United Nations Human Rights Complaints for Hannans

Source: 

Saami Council Media Release

Date of publication: 
21 November 2012

Today, in Perth at the AGM of the Australian based exploration company Hannans Reward Ltd, investors were notified by the Saami Council and affected Saami communities that complaints to the United Nations Committee on the Elimination of Racial Discrimination had been prepared and would be officially lodged with the UN if the company goes ahead with its open-pit mining plans in Northern Sweden, home of the Indigenous Saami people. Through their subsidiary Kiruna Iron, Hannans is in the process of developing several open-pit mines in crucial Saami reindeer grazing pastures, which would violate fundamental human rights of Saami reindeer herders of the Girjas and Laevas Saami communities.

“At last year’s AGM, we warned investors and financial institutions involved with these mining projects of the human rights risks. We have given the company ample opportunity to withdraw their plans, yet they continue to deceive investors by pouring money into projects that are doomed to fail because of the enourmous environmental and social risks associated with them” – Says Mattias Åhrén, Chief Lawyer at Saami Council.

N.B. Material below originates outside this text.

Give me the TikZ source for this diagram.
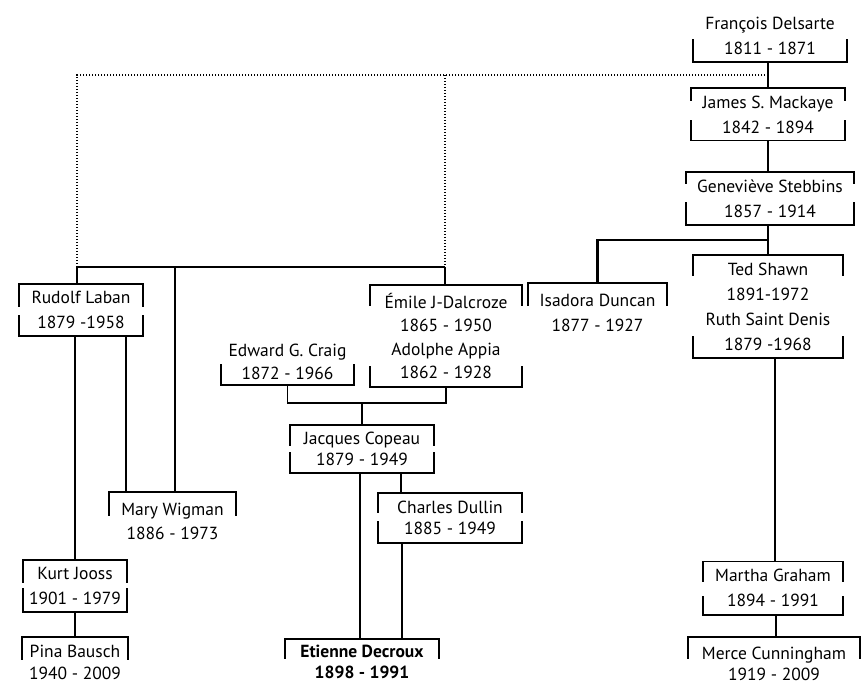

Saami communities have previously been successful in halting developments in Saami areas by lodging complaints with the UN, as was demonstrated in 2005 when the UN intervened and ordered logging to cease in Northern Finland because of the damage it was causing to reindeer grazing pastures. Stora Enso – the company involved – suffered significant reputational damage and lost both customers and investors as a result. The company had all the required national permits, but this was not enough, as the operations were deemed to breach the human rights of the local Saami people.

“We are absolutely opposed to exploration and mining on our traditional lands and we will do everything we can to stop this short-term plundering of our mountains” says Ingemar Blind, Chairman of the affected Girjas Saami Community.

“We are working with other stakeholders in our region who are of the same opinion and have grave concerns over the environmental damage mining will entail for our sensitive arctic environment” says Niila Inga, reindeer herding member of the affected Laevas Saami community.

Media Contacts:
Mattias Åhrén, Chief Lawyer, Saami Council +47 47 37 91 61
Charles Roche, Mineral Policy Institute +61 (0)450 901 714
Mats Berg, Media Contact, Girjas Saami Community +46 70 397 6977
Niila Inga, Media Contact, Laevas Saami Community +46 70 546 91 19

See the website www.saamiresources.org for more information.

1. The Saami communities are being assisted in their campaign by the Saami Council and Australian based Mineral Policy Institute.

Statement from Saami Communities at Hannans Reward Annual General Meeting, Perth, Australia, 21st November 2012

Minerals Policy Institute is authorised, on behalf of the Saami Council and the local Saami reindeer herding communities of Girjas and Laevas, to represent them at Hannans Reward AGM in Perth Australia on November 21st, 2012, and read out the following statement:

Hannans Reward, through their subsidiary Kiruna Iron AB, are planning mines on the traditional lands of the Indigenous Saami communities of Laevas and Girjas in the north of Sweden. The integrity and ecologically sustainable use of these lands is critical to the migration of reindeer and the practice of reindeer husbandry. Mining in this area would leave 20,000 reindeer without grazing lands, and Saami families and communities without access to their customary lands. Reindeer herding is the central Saami livelihood and the key component of the communities’ and their members’ cultural and spiritual identity. It has been practiced by Saami people in the Arctic since time immemorial, but reindeer herding is currently under enormous pressure from extractive industrial activities in Saami areas.

Given the devastating impacts Hannans Reward’s proposed mining activities would have on Girjas and Laevas respectively, the communities will never consent to the projects. Rather, they will do everything possible to protect their lands and livelihoods. In line with this commitment, and their obligations to future generations, the communities have – with the assistance of the Saami Council – prepared complaints to the United Nations Committee for the Elimination of Racial Discrimination, which will be officially lodged with the UN if the company goes ahead with its open-pit mining plans in Northern Sweden.

Copies of the complaints to the United Nations have been sent to Kiruna Iron, Hannans Rewards, the Swedish government and major investors in Hannans Rewards.

Questions:

Given the success of previous Saami complaints to the UN – for example, in 2005, the UN ordered logging operations in Saami territories in Finland to cease because they breached the fundamental human rights of the affected Saami communities –how does Hannans Reward view the risks the planned UN complaints poses to its business?

The jurisprudence emanating out of the UN Committee on the Elimination of Racial Discrimination, as outlined in Girjas’ and Laevas’ complaint to the Committee, clearly establishes that the right to property requires that indigenous communities consent to mining activities that considerably negatively impact on their traditional land. Against this background, and since Girjas and Laevas have declared that they will never consent to Kiruna Iron’s mining activities, why is Hannans Reward persisting with this project and risking shareholders funds, when the project has been rejected by the Girjas’ and Laevas’ communities?